Exercise material:

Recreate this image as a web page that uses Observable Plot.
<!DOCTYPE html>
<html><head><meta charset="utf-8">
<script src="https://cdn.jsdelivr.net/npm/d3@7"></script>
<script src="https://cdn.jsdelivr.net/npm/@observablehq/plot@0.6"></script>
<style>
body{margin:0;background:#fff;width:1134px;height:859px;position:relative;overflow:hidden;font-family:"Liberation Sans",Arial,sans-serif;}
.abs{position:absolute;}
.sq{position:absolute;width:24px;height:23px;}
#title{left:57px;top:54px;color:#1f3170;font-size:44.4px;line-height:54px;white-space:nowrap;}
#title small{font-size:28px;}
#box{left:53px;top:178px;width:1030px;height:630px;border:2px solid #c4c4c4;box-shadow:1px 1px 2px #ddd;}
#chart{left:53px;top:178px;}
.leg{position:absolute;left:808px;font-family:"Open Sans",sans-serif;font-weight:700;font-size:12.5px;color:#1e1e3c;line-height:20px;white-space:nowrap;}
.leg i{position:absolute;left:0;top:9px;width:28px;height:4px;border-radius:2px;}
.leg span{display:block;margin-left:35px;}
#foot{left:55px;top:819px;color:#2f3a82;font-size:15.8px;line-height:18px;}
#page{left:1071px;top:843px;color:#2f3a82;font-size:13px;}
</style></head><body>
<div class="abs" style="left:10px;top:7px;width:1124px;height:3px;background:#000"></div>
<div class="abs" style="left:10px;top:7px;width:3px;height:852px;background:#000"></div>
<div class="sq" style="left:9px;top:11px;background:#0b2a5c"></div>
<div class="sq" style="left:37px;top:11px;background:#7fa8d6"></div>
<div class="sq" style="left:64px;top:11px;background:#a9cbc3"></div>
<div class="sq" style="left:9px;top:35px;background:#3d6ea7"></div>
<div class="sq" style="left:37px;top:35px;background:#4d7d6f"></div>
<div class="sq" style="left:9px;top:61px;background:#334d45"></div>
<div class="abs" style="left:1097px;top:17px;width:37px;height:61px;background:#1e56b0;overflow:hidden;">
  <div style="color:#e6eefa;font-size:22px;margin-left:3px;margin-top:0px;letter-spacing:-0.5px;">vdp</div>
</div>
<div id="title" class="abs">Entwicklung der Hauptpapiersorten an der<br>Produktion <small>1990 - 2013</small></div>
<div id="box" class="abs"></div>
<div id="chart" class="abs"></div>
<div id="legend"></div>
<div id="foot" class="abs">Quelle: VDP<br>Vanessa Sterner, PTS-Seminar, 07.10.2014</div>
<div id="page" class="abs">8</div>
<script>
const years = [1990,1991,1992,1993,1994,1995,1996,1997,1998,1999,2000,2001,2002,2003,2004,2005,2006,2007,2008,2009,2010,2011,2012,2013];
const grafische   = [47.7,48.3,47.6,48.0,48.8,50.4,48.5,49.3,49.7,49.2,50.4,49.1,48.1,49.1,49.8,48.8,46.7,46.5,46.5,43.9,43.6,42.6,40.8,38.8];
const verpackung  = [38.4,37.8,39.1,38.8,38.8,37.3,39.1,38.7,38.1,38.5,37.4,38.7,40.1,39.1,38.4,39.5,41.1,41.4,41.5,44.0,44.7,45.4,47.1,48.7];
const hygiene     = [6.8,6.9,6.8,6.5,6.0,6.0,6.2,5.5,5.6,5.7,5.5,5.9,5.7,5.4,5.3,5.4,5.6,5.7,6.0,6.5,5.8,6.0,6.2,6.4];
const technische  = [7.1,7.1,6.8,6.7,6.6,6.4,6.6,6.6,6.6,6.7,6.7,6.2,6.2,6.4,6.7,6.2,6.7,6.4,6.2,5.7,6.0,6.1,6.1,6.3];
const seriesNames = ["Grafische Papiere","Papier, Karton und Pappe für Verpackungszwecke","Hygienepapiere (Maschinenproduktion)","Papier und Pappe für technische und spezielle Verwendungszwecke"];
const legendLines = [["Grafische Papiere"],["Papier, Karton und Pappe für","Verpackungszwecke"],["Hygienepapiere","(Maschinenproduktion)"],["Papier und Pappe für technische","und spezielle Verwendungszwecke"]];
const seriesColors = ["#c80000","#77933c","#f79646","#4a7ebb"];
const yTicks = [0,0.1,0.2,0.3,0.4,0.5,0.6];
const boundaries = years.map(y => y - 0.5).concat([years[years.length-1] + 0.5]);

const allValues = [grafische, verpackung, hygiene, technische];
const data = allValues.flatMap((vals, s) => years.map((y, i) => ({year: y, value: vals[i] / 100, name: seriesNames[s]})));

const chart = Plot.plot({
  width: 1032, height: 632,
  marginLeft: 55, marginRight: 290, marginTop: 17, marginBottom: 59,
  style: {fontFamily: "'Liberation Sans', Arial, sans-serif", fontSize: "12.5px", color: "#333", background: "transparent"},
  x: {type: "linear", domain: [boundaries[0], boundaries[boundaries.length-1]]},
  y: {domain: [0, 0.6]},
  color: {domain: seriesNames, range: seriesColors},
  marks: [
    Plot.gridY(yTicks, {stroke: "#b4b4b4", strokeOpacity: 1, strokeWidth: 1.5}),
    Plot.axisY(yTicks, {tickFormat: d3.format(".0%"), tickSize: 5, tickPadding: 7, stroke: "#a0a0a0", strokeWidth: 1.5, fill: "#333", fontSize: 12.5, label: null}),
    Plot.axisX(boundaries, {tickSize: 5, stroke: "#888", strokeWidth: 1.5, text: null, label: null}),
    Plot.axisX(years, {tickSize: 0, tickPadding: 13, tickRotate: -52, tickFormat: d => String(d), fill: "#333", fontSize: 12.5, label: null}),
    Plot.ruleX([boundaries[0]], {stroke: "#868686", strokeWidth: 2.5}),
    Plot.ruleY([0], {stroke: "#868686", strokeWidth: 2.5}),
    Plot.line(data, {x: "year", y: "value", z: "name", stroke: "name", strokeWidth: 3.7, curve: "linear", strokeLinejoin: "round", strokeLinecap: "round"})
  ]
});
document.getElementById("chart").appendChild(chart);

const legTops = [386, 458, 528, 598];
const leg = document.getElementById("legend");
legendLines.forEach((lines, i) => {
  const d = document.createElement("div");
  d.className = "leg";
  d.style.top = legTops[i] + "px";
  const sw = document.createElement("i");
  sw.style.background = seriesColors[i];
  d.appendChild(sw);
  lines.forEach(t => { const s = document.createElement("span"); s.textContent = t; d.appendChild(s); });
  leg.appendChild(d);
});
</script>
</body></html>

...

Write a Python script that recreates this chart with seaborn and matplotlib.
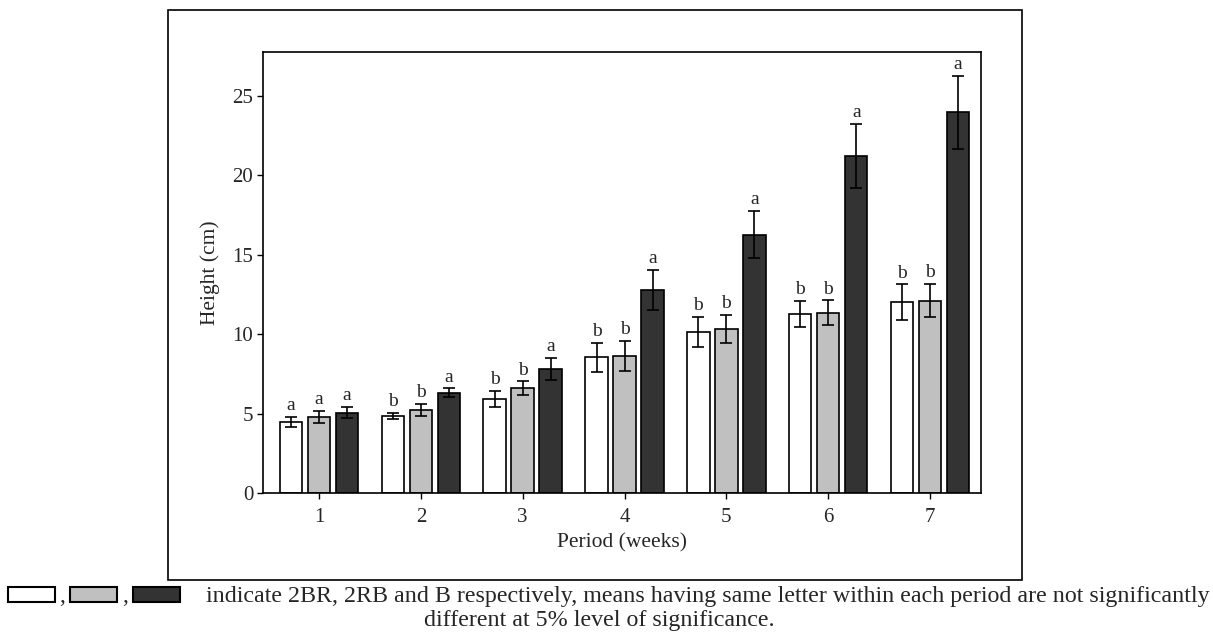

--

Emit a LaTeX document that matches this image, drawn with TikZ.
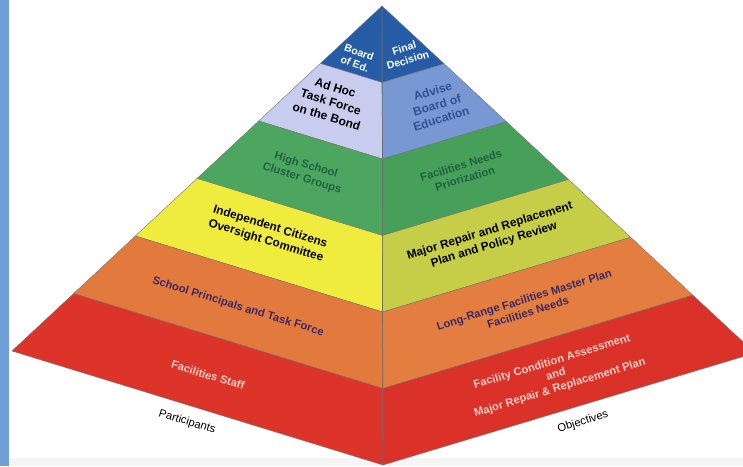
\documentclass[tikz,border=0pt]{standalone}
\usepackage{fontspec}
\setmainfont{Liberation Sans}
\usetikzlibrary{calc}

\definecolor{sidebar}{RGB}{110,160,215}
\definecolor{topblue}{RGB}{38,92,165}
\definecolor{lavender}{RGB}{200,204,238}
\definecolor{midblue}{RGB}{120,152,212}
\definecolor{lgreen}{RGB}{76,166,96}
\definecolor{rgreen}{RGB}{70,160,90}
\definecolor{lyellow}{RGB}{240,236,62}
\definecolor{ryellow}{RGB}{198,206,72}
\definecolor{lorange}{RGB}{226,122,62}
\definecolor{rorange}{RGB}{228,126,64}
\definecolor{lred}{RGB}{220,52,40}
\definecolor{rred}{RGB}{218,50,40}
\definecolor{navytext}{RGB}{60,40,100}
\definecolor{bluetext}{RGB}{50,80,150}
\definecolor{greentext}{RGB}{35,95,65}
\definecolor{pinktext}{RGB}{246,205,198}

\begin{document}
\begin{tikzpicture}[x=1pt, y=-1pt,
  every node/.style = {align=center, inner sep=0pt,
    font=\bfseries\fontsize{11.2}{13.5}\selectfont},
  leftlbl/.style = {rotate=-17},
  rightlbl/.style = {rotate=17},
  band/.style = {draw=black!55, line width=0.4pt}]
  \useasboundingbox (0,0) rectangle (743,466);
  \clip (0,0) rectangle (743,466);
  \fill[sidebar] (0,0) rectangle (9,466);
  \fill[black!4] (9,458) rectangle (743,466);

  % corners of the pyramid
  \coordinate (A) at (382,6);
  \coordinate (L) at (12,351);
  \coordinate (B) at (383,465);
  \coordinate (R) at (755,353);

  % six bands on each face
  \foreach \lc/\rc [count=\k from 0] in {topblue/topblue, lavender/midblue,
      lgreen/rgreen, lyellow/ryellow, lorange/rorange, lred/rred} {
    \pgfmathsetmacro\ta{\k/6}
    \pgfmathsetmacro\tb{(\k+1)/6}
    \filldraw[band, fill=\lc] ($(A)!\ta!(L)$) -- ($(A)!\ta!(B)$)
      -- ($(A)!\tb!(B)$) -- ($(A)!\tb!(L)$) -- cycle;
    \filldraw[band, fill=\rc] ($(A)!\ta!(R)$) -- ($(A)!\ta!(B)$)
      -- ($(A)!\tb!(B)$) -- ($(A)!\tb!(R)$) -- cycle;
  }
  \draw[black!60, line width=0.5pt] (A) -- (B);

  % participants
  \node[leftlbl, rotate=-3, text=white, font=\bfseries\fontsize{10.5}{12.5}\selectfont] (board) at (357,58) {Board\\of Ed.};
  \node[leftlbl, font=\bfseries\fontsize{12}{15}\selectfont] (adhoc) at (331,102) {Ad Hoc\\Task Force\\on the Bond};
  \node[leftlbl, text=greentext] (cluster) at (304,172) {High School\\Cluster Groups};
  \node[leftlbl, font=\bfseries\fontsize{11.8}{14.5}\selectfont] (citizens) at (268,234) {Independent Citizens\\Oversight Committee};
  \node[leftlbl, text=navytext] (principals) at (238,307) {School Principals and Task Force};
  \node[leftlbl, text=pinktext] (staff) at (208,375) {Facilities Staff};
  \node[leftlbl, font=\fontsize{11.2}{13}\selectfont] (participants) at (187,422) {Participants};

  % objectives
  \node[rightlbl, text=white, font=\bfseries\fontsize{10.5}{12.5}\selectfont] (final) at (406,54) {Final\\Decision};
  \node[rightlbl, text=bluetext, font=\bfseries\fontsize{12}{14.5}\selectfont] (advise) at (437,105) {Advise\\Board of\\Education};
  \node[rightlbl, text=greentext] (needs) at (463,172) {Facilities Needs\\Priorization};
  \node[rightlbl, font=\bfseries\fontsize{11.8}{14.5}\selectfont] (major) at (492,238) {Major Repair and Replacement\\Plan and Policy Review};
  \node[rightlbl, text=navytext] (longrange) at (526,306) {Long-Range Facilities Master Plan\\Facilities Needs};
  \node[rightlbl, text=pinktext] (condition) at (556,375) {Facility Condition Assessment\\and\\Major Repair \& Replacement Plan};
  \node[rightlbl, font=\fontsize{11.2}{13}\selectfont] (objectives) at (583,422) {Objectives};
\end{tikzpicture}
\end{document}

Set problem:
Skip the pictures and repeat, word for word, the lines from the one containing "Emit a LaTeX" to the one containing "width=0.5pt] (A) -- (B);", keeping both of those lines.

Solution for this exercise:
Emit a LaTeX document that matches this image, drawn with TikZ.
\documentclass[tikz,border=0pt]{standalone}
\usepackage{fontspec}
\setmainfont{Liberation Sans}
\usetikzlibrary{calc}

\definecolor{sidebar}{RGB}{110,160,215}
\definecolor{topblue}{RGB}{38,92,165}
\definecolor{lavender}{RGB}{200,204,238}
\definecolor{midblue}{RGB}{120,152,212}
\definecolor{lgreen}{RGB}{76,166,96}
\definecolor{rgreen}{RGB}{70,160,90}
\definecolor{lyellow}{RGB}{240,236,62}
\definecolor{ryellow}{RGB}{198,206,72}
\definecolor{lorange}{RGB}{226,122,62}
\definecolor{rorange}{RGB}{228,126,64}
\definecolor{lred}{RGB}{220,52,40}
\definecolor{rred}{RGB}{218,50,40}
\definecolor{navytext}{RGB}{60,40,100}
\definecolor{bluetext}{RGB}{50,80,150}
\definecolor{greentext}{RGB}{35,95,65}
\definecolor{pinktext}{RGB}{246,205,198}

\begin{document}
\begin{tikzpicture}[x=1pt, y=-1pt,
  every node/.style = {align=center, inner sep=0pt,
    font=\bfseries\fontsize{11.2}{13.5}\selectfont},
  leftlbl/.style = {rotate=-17},
  rightlbl/.style = {rotate=17},
  band/.style = {draw=black!55, line width=0.4pt}]
  \useasboundingbox (0,0) rectangle (743,466);
  \clip (0,0) rectangle (743,466);
  \fill[sidebar] (0,0) rectangle (9,466);
  \fill[black!4] (9,458) rectangle (743,466);

  % corners of the pyramid
  \coordinate (A) at (382,6);
  \coordinate (L) at (12,351);
  \coordinate (B) at (383,465);
  \coordinate (R) at (755,353);

  % six bands on each face
  \foreach \lc/\rc [count=\k from 0] in {topblue/topblue, lavender/midblue,
      lgreen/rgreen, lyellow/ryellow, lorange/rorange, lred/rred} {
    \pgfmathsetmacro\ta{\k/6}
    \pgfmathsetmacro\tb{(\k+1)/6}
    \filldraw[band, fill=\lc] ($(A)!\ta!(L)$) -- ($(A)!\ta!(B)$)
      -- ($(A)!\tb!(B)$) -- ($(A)!\tb!(L)$) -- cycle;
    \filldraw[band, fill=\rc] ($(A)!\ta!(R)$) -- ($(A)!\ta!(B)$)
      -- ($(A)!\tb!(B)$) -- ($(A)!\tb!(R)$) -- cycle;
  }
  \draw[black!60, line width=0.5pt] (A) -- (B);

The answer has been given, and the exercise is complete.